Task to complete
Leaving the pictures aside, transcribe every line below exactly.

___

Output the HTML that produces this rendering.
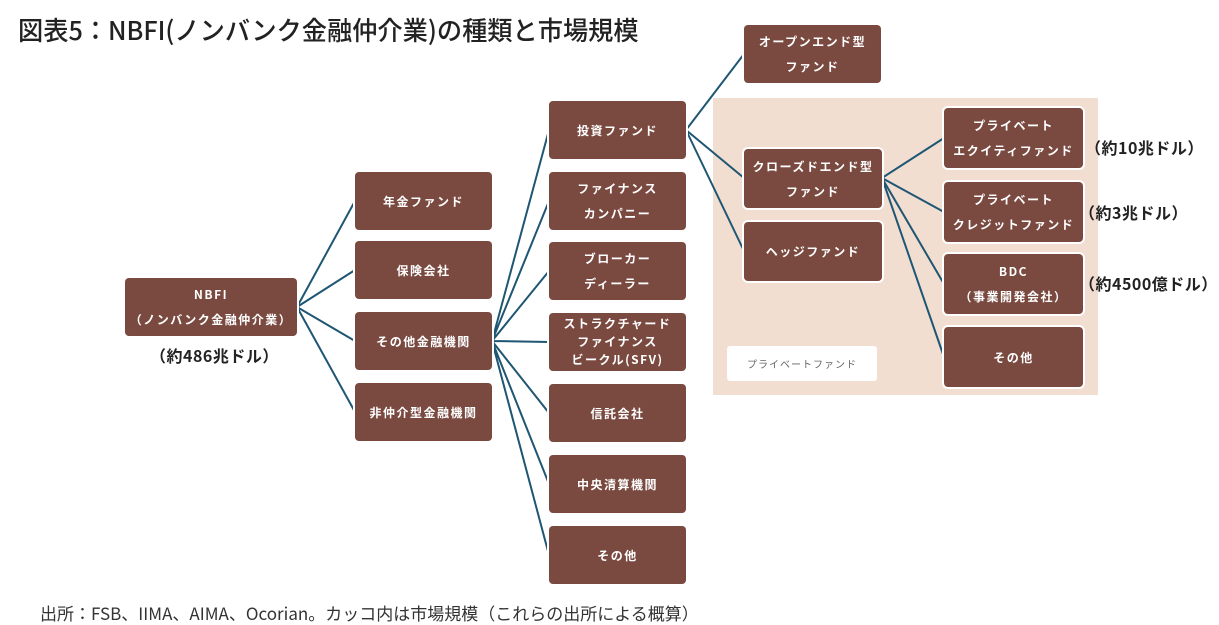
<!DOCTYPE html>
<html><head><meta charset="utf-8"><style>
body{margin:0;width:1219px;height:625px;background:#fff;position:relative;overflow:hidden;font-family:"Liberation Sans","Noto Sans CJK JP",sans-serif;}
.t{position:absolute;left:18px;top:11px;font-size:26px;color:#222;font-family:"Noto Sans CJK JP",sans-serif;font-weight:500;letter-spacing:0;transform:scaleX(0.97);transform-origin:left top;white-space:nowrap}
.b{position:absolute;background:#7a4a40;color:#fff;font-weight:bold;font-size:12px;letter-spacing:1.5px;border-radius:4px;box-shadow:0 0 0 2px #fff;display:flex;align-items:center;justify-content:center;text-align:center;line-height:25px;font-family:"Noto Sans CJK JP",sans-serif}
.b.s{line-height:18px}
.l{position:absolute;font-weight:bold;font-size:16px;color:#222;font-family:"Noto Sans CJK JP",sans-serif;white-space:nowrap;letter-spacing:0.5px}
.bg{position:absolute;left:713px;top:98px;width:385px;height:297px;background:#f2ddd1}
.pf{position:absolute;left:727px;top:346px;width:150px;height:35px;background:#fff;border-radius:3px;font-size:10px;color:#666;display:flex;align-items:center;justify-content:center;font-family:"Noto Sans CJK JP",sans-serif;letter-spacing:1px}
.f{position:absolute;left:40px;top:600px;font-size:17px;color:#333;font-family:"Noto Sans CJK JP",sans-serif;white-space:nowrap;transform:scaleX(1.0);transform-origin:left top}
</style></head><body>
<div class="t">図表5：NBFI(ノンバンク金融仲介業)の種類と市場規模</div>
<div class="bg"></div>
<div class="pf">プライベートファンド</div>
<svg style="position:absolute;left:0;top:0" width="1219" height="625">
<g stroke="#1e5673" stroke-width="2" fill="none">
<path d="M297 307L355 201M297 307L355 270M297 307L355 341M297 307L355 412"/>
<path d="M492 341L549 130M492 341L549 201M492 341L549 271M492 341L549 342M492 341L549 413M492 341L549 484M492 341L549 555"/>
<path d="M686 130L744 54M686 130L744 178M686 130L744 251"/>
<path d="M882 178L944 138M882 178L944 212M882 178L944 284M882 178L944 357"/>
</g></svg>
<div class="b" style="left:125px;top:278px;width:172px;height:58px">NBFI<br>（ノンバンク金融仲介業）</div>
<div class="l" style="left:150px;top:343px">（約486兆ドル）</div>
<div class="b" style="left:355px;top:172px;width:137px;height:58px">年金ファンド</div>
<div class="b" style="left:355px;top:241px;width:137px;height:58px">保険会社</div>
<div class="b" style="left:355px;top:312px;width:137px;height:58px">その他金融機関</div>
<div class="b" style="left:355px;top:383px;width:137px;height:58px">非仲介型金融機関</div>
<div class="b" style="left:549px;top:101px;width:137px;height:58px">投資ファンド</div>
<div class="b" style="left:549px;top:172px;width:137px;height:58px">ファイナンス<br>カンパニー</div>
<div class="b" style="left:549px;top:242px;width:137px;height:58px">ブローカー<br>ディーラー</div>
<div class="b s" style="left:549px;top:313px;width:137px;height:58px">ストラクチャード<br>ファイナンス<br>ビークル(SFV)</div>
<div class="b" style="left:549px;top:384px;width:137px;height:58px">信託会社</div>
<div class="b" style="left:549px;top:455px;width:137px;height:58px">中央清算機関</div>
<div class="b" style="left:549px;top:526px;width:137px;height:58px">その他</div>
<div class="b" style="left:744px;top:25px;width:137px;height:58px">オープンエンド型<br>ファンド</div>
<div class="b" style="left:744px;top:149px;width:138px;height:59px">クローズドエンド型<br>ファンド</div>
<div class="b" style="left:744px;top:222px;width:138px;height:59px">ヘッジファンド</div>
<div class="b" style="left:944px;top:108px;width:139px;height:60px">プライベート<br>エクイティファンド</div>
<div class="b" style="left:944px;top:182px;width:139px;height:60px">プライベート<br>クレジットファンド</div>
<div class="b" style="left:944px;top:254px;width:139px;height:60px">BDC<br>（事業開発会社）</div>
<div class="b" style="left:944px;top:327px;width:139px;height:60px">その他</div>
<div class="l" style="left:1085px;top:135px">（約10兆ドル）</div>
<div class="l" style="left:1079px;top:200px">（約3兆ドル）</div>
<div class="l" style="left:1079px;top:271px">（約4500億ドル）</div>
<div class="f">出所：FSB、IIMA、AIMA、Ocorian。カッコ内は市場規模（これらの出所による概算）</div>
</body></html>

___

Reply to the task
Output the HTML that produces this rendering.
<!DOCTYPE html>
<html><head><meta charset="utf-8"><style>
body{margin:0;width:1219px;height:625px;background:#fff;position:relative;overflow:hidden;font-family:"Liberation Sans","Noto Sans CJK JP",sans-serif;}
.t{position:absolute;left:18px;top:11px;font-size:26px;color:#222;font-family:"Noto Sans CJK JP",sans-serif;font-weight:500;letter-spacing:0;transform:scaleX(0.97);transform-origin:left top;white-space:nowrap}
.b{position:absolute;background:#7a4a40;color:#fff;font-weight:bold;font-size:12px;letter-spacing:1.5px;border-radius:4px;box-shadow:0 0 0 2px #fff;display:flex;align-items:center;justify-content:center;text-align:center;line-height:25px;font-family:"Noto Sans CJK JP",sans-serif}
.b.s{line-height:18px}
.l{position:absolute;font-weight:bold;font-size:16px;color:#222;font-family:"Noto Sans CJK JP",sans-serif;white-space:nowrap;letter-spacing:0.5px}
.bg{position:absolute;left:713px;top:98px;width:385px;height:297px;background:#f2ddd1}
.pf{position:absolute;left:727px;top:346px;width:150px;height:35px;background:#fff;border-radius:3px;font-size:10px;color:#666;display:flex;align-items:center;justify-content:center;font-family:"Noto Sans CJK JP",sans-serif;letter-spacing:1px}
.f{position:absolute;left:40px;top:600px;font-size:17px;color:#333;font-family:"Noto Sans CJK JP",sans-serif;white-space:nowrap;transform:scaleX(1.0);transform-origin:left top}
</style></head><body>
<div class="t">図表5：NBFI(ノンバンク金融仲介業)の種類と市場規模</div>
<div class="bg"></div>
<div class="pf">プライベートファンド</div>
<svg style="position:absolute;left:0;top:0" width="1219" height="625">
<g stroke="#1e5673" stroke-width="2" fill="none">
<path d="M297 307L355 201M297 307L355 270M297 307L355 341M297 307L355 412"/>
<path d="M492 341L549 130M492 341L549 201M492 341L549 271M492 341L549 342M492 341L549 413M492 341L549 484M492 341L549 555"/>
<path d="M686 130L744 54M686 130L744 178M686 130L744 251"/>
<path d="M882 178L944 138M882 178L944 212M882 178L944 284M882 178L944 357"/>
</g></svg>
<div class="b" style="left:125px;top:278px;width:172px;height:58px">NBFI<br>（ノンバンク金融仲介業）</div>
<div class="l" style="left:150px;top:343px">（約486兆ドル）</div>
<div class="b" style="left:355px;top:172px;width:137px;height:58px">年金ファンド</div>
<div class="b" style="left:355px;top:241px;width:137px;height:58px">保険会社</div>
<div class="b" style="left:355px;top:312px;width:137px;height:58px">その他金融機関</div>
<div class="b" style="left:355px;top:383px;width:137px;height:58px">非仲介型金融機関</div>
<div class="b" style="left:549px;top:101px;width:137px;height:58px">投資ファンド</div>
<div class="b" style="left:549px;top:172px;width:137px;height:58px">ファイナンス<br>カンパニー</div>
<div class="b" style="left:549px;top:242px;width:137px;height:58px">ブローカー<br>ディーラー</div>
<div class="b s" style="left:549px;top:313px;width:137px;height:58px">ストラクチャード<br>ファイナンス<br>ビークル(SFV)</div>
<div class="b" style="left:549px;top:384px;width:137px;height:58px">信託会社</div>
<div class="b" style="left:549px;top:455px;width:137px;height:58px">中央清算機関</div>
<div class="b" style="left:549px;top:526px;width:137px;height:58px">その他</div>
<div class="b" style="left:744px;top:25px;width:137px;height:58px">オープンエンド型<br>ファンド</div>
<div class="b" style="left:744px;top:149px;width:138px;height:59px">クローズドエンド型<br>ファンド</div>
<div class="b" style="left:744px;top:222px;width:138px;height:59px">ヘッジファンド</div>
<div class="b" style="left:944px;top:108px;width:139px;height:60px">プライベート<br>エクイティファンド</div>
<div class="b" style="left:944px;top:182px;width:139px;height:60px">プライベート<br>クレジットファンド</div>
<div class="b" style="left:944px;top:254px;width:139px;height:60px">BDC<br>（事業開発会社）</div>
<div class="b" style="left:944px;top:327px;width:139px;height:60px">その他</div>
<div class="l" style="left:1085px;top:135px">（約10兆ドル）</div>
<div class="l" style="left:1079px;top:200px">（約3兆ドル）</div>
<div class="l" style="left:1079px;top:271px">（約4500億ドル）</div>
<div class="f">出所：FSB、IIMA、AIMA、Ocorian。カッコ内は市場規模（これらの出所による概算）</div>
</body></html>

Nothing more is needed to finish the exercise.